What if you ran for office, which might mean having to order pizzas for dinner instead of cooking home on meeting nights, but in return your children would see you setting an amazing leadership example? And you could speak up for the other frazzled family and their needs from government?
What if you figured out how to marry family time with community time, setting aside one afternoon each month to help the local soup kitchen? You are then saying yes to your family and to other families who are truly in need.
Yes within Reason
Boundaries are important. We can’t say yes to everything or we will truly be exhausted. And we can’t say yes to everything and still expect to do it all well. But in saying yes to a few important things, we can truly make a difference.
For example, because of my overwhelming commitment to this charter school, I had to say no to a request to sit on my church’s vestry (board of directors).

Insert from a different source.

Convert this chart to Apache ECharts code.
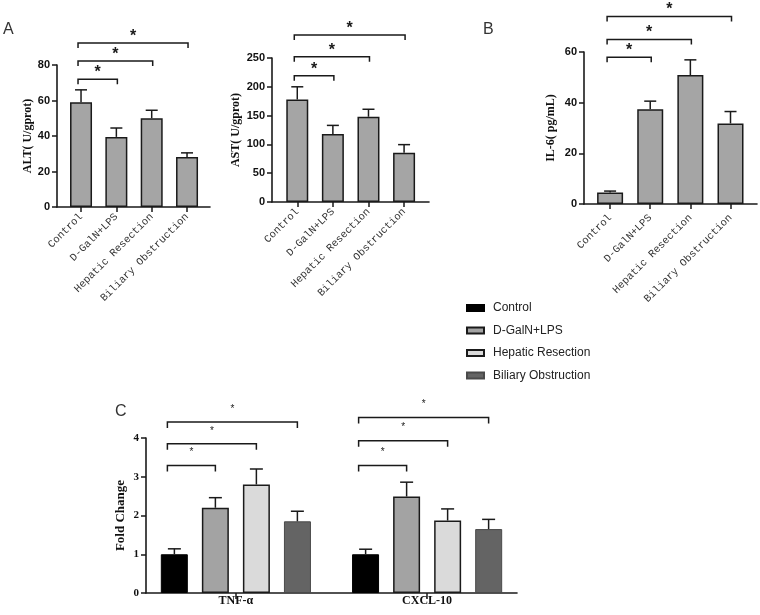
<!DOCTYPE html>
<html>
<head>
<meta charset="utf-8">
<script src="https://cdn.jsdelivr.net/npm/echarts@6/dist/echarts.min.js"></script>
<style>html,body{margin:0;padding:0;background:#fff;}#c{width:760px;height:615px;}</style>
</head>
<body>
<div id="c"></div>
<script>
// ---------- data ----------
const groups = ['Control', 'D-GalN+LPS', 'Hepatic Resection', 'Biliary Obstruction'];

const altMean = [59, 39.5, 50, 28.2];
const altErr = [7, 5, 4.5, 2.3];
const altTicks = [0, 20, 40, 60, 80];

const astMean = [178, 118, 148, 85.6];
const astErr = [22, 15, 13, 14];
const astTicks = [0, 50, 100, 150, 200, 250];

const il6Mean = [4.5, 37.4, 50.9, 31.8];
const il6Err = [0.6, 3.2, 6, 4.7];
const il6Ticks = [0, 20, 40, 60];

const genes = ['TNF-α', 'CXCL-10'];
const ctrlC = [1.0, 1.0];
const ctrlCErr = [0.14, 0.13];
const dgalC = [2.2, 2.49];
const dgalCErr = [0.26, 0.37];
const hepC = [2.8, 1.87];
const hepCErr = [0.4, 0.3];
const bilC = [1.85, 1.65];
const bilCErr = [0.26, 0.25];
const foldTicks = [0, 1, 2, 3, 4];

// significance brackets: [fromGroup, toGroup, height]
const altSig = [[0, 1, 72], [0, 2, 82.3], [0, 3, 92.4]];
const astSig = [[0, 1, 219], [0, 2, 252], [0, 3, 290]];
const il6Sig = [[0, 1, 57.9], [0, 2, 64.9], [0, 3, 74]];
// [gene, fromGroup, toGroup, height]
const cSig = [[0, 0, 1, 3.29], [0, 0, 2, 3.85], [0, 0, 3, 4.41],
              [1, 0, 1, 3.29], [1, 0, 2, 3.93], [1, 0, 3, 4.53]];

// ---------- helpers ----------
const SANS = '"Liberation Sans", Arial, sans-serif';
const SERIF = '"Liberation Serif", "Times New Roman", serif';
const MONO = '"Liberation Mono", "DejaVu Sans Mono", monospace';
const INK = '#1a1a1a';

function xAxisGroups(gi, min, max, margin) {
  return {
    type: 'value', gridIndex: gi, min: min, max: max, position: 'bottom',
    splitLine: { show: false },
    axisLine: { show: true, onZero: false, lineStyle: { color: INK, width: 1.6 } },
    axisTick: { show: true, inside: false, customValues: [0, 1, 2, 3], length: 5, lineStyle: { color: INK, width: 1.5 } },
    axisLabel: {
      customValues: [0, 1, 2, 3], rotate: 45, margin: margin,
      formatter: v => groups[Math.round(v)],
      fontFamily: MONO, fontSize: 10.5, color: '#333'
    }
  };
}
function yAxisVal(gi, ticks, name, gap, nameFont, labelFont) {
  const step = ticks[1] - ticks[0];
  return {
    type: 'value', gridIndex: gi, min: ticks[0], max: ticks[ticks.length - 1], interval: step, position: 'left',
    name: name, nameLocation: 'middle', nameGap: gap,
    nameTextStyle: { fontFamily: SERIF, fontWeight: 'bold', fontSize: nameFont, color: '#111' },
    splitLine: { show: false },
    axisLine: { show: true, onZero: false, lineStyle: { color: INK, width: 1.6 } },
    axisTick: { show: true, inside: false, length: 5, lineStyle: { color: INK, width: 1.5 } },
    axisLabel: { inside: false, margin: 7, fontFamily: labelFont, fontWeight: 'bold', fontSize: 11, color: '#111' }
  };
}
function errRender(offset, cap) {
  return function (params, api) {
    const x = api.value(0), m = api.value(1), e = api.value(2);
    const base = api.coord([x, m]);
    const top = api.coord([x, m + e]);
    const cx = base[0] + offset;
    const st = { stroke: INK, lineWidth: 1.5 };
    return {
      type: 'group', children: [
        { type: 'line', shape: { x1: cx, y1: base[1], x2: cx, y2: top[1] }, style: st },
        { type: 'line', shape: { x1: cx - cap, y1: top[1], x2: cx + cap, y2: top[1] }, style: st }
      ]
    };
  };
}
function bracketShape(x1, x2, y, drop, starDy, starFont) {
  return {
    type: 'group', children: [
      { type: 'polyline', shape: { points: [[x1, y + drop], [x1, y], [x2, y], [x2, y + drop]] },
        style: { stroke: INK, lineWidth: 1.5, fill: null } },
      { type: 'text', style: { text: '*', x: (x1 + x2) / 2, y: y + starDy, align: 'center', verticalAlign: 'middle',
        font: starFont, fill: '#1a1a1a' } }
    ]
  };
}
function sigRenderA(params, api) {
  const p1 = api.coord([api.value(0), api.value(2)]);
  const p2 = api.coord([api.value(1), api.value(2)]);
  return bracketShape(p1[0] - 3, p2[0] + 1, p1[1], 5, -6.5, 'bold 16px ' + SANS);
}
function sigRenderC(params, api) {
  const p = api.coord([api.value(0), api.value(3)]);
  const x1 = p[0] + (api.value(1) - 1.5) * 41 - 7;
  const x2 = p[0] + (api.value(2) - 1.5) * 41;
  return bracketShape(x1, x2, p[1], 6, -13, '10px ' + SANS);
}
const pts = (arr) => arr.map((v, i) => [i, v]);
const errPts = (m, e) => m.map((v, i) => [i, v, e[i]]);

function panelSeries(idx, mean, err, sig, bw) {
  return [
    { type: 'bar', name: 'p' + idx, xAxisIndex: idx, yAxisIndex: idx, data: pts(mean), barWidth: bw,
      itemStyle: { color: '#a5a5a5', borderColor: INK, borderWidth: 1.5 }, z: 2 },
    { type: 'custom', xAxisIndex: idx, yAxisIndex: idx, data: errPts(mean, err), renderItem: errRender(0, 6), z: 3 },
    { type: 'custom', xAxisIndex: idx, yAxisIndex: idx, data: sig, renderItem: sigRenderA, z: 3, clip: false }
  ];
}

const cStyles = [
  { color: '#000000', borderColor: '#000000', borderWidth: 1 },
  { color: '#a3a3a3', borderColor: INK, borderWidth: 1.5 },
  { color: '#dadada', borderColor: INK, borderWidth: 1.5 },
  { color: '#646464', borderColor: '#4a4a4a', borderWidth: 1 }
];
const cMeans = [ctrlC, dgalC, hepC, bilC];
const cErrs = [ctrlCErr, dgalCErr, hepCErr, bilCErr];

const series = []
  .concat(panelSeries(0, altMean, altErr, altSig, 22))
  .concat(panelSeries(1, astMean, astErr, astSig, 22))
  .concat(panelSeries(2, il6Mean, il6Err, il6Sig, 26));
groups.forEach((g, s) => {
  series.push({ type: 'bar', name: g, xAxisIndex: 3, yAxisIndex: 3, data: pts(cMeans[s]),
    barWidth: 27, barGap: '52%', itemStyle: cStyles[s], z: 2 });
});
groups.forEach((g, s) => {
  series.push({ type: 'custom', xAxisIndex: 3, yAxisIndex: 3, data: errPts(cMeans[s], cErrs[s]),
    renderItem: errRender((s - 1.5) * 41, 6.5), z: 3 });
});
series.push({ type: 'custom', xAxisIndex: 3, yAxisIndex: 3, data: cSig, renderItem: sigRenderC, z: 3, clip: false });

const xC = {
  type: 'value', gridIndex: 3, min: -0.47, max: 1.47, position: 'bottom',
  splitLine: { show: false },
  axisLine: { show: true, onZero: false, lineStyle: { color: INK, width: 1.6 } },
  axisTick: { show: true, customValues: [0, 1], length: 6, lineStyle: { color: INK, width: 1.5 } },
  axisLabel: { customValues: [0, 1], margin: 2, formatter: v => genes[Math.round(v)],
    fontFamily: SERIF, fontWeight: 'bold', fontSize: 12, color: '#111' }
};

const option = {
  animation: false,
  backgroundColor: '#fff',
  grid: [
    { left: 57, top: 65, width: 153, height: 142 },
    { left: 272, top: 58, width: 157, height: 144 },
    { left: 584, top: 52, width: 173, height: 152 },
    { left: 146, top: 438, width: 371, height: 155 }
  ],
  xAxis: [xAxisGroups(0, -0.68, 3.65, 8), xAxisGroups(1, -0.71, 3.7, 8), xAxisGroups(2, -0.65, 3.66, 12), xC],
  yAxis: [
    yAxisVal(0, altTicks, 'ALT( U/gprot)', 22, 12, SANS),
    yAxisVal(1, astTicks, 'AST( U/gprot)', 30, 12, SANS),
    yAxisVal(2, il6Ticks, 'IL-6( pg/mL)', 27, 12, SANS),
    yAxisVal(3, foldTicks, 'Fold Change', 19, 13, SERIF)
  ],
  legend: {
    data: groups, orient: 'vertical', left: 466, top: 301, padding: 0,
    itemWidth: 17, itemHeight: 6, itemGap: 8.5, icon: 'rect',
    textStyle: { fontFamily: SANS, fontSize: 12, color: '#222', lineHeight: 14, padding: [0, 0, 0, 4] }
  },
  graphic: [
    { type: 'text', left: 3, top: 22, style: { text: 'A', font: '16px ' + SANS, fill: '#333' } },
    { type: 'text', left: 483, top: 22, style: { text: 'B', font: '16px ' + SANS, fill: '#333' } },
    { type: 'text', left: 115, top: 404, style: { text: 'C', font: '16px ' + SANS, fill: '#333' } }
  ],
  series: series
};

const chart = echarts.init(document.getElementById('c'), null, { renderer: 'canvas' });
chart.setOption(option);
</script>
</body>
</html>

The church certainly needs volunteers. I know I could do good work there. But right now, I have to stick with the thing I started and see it through to the end. I had to say no to the church…but I know that I can say yes in a year or two. I’ll say no now because I know I can’t balance two major commitments, and I want to do my main one well. But that also doesn’t mean that I can’t chaperone a field trip at school or cook a dinner for a church group one night. I can still say yes to small things.
So if you've already said yes to something – bravo! And thank you. You've earned the right to say no a few times now. Hopefully more folks will say yes so that you can get to say no sometimes and stuff will still get done. Until then, though, you've been labeled a helper, and you may still have to do a shift at the holiday bazaar.

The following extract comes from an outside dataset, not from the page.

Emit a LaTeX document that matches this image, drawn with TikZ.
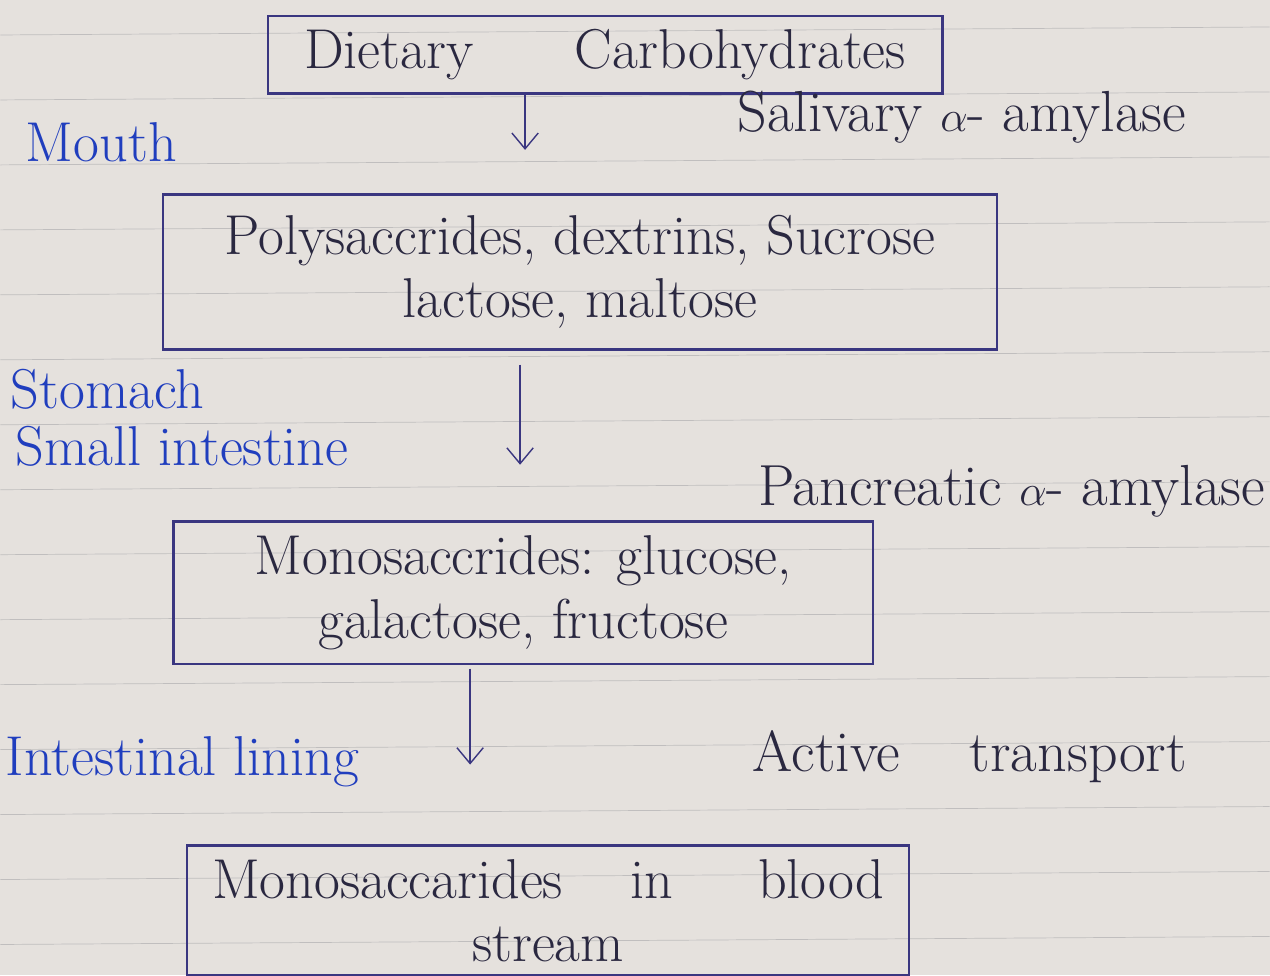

Yes is Not Possible for Everyone
If you read this far and want to punch me in the face, or scream about how I don’t understand your life, then likely you aren’t able to say yes – and that’s OK too. For the single parents out there, for those struggling to make ends meet, for those without stability, for those working two jobs, for those with illness or taking care of others who are sick or frail, and for those with babies who haven't slept in months – you get to say no. Your no is truly about saving yourself and your family, and you get to say NO at the top of your lungs because you are doing the best you can with what you have and you just can’t make a cupcake this week.
Because I value and respect your need to say no, that’s why I need to say yes. That’s probably the most important reason that more people need to say yes – they need to step up because others simply cannot. Perhaps the best way we can support the overwhelmed parents is to volunteer to do the things that have to get done so that those parents can focus on their needs.
So if you have a few minutes… a few free brain cells… some extra resources – please start saying yes. Please stop forwarding around posts about the luxury of saying no, and instead lift up and praise those who are saying yes. Thank your board members. Thank your PTA volunteers. Thank your soccer coaches. And then go join them.
Say yes to making difference, and you might just find that self-restoration you were seeking all along.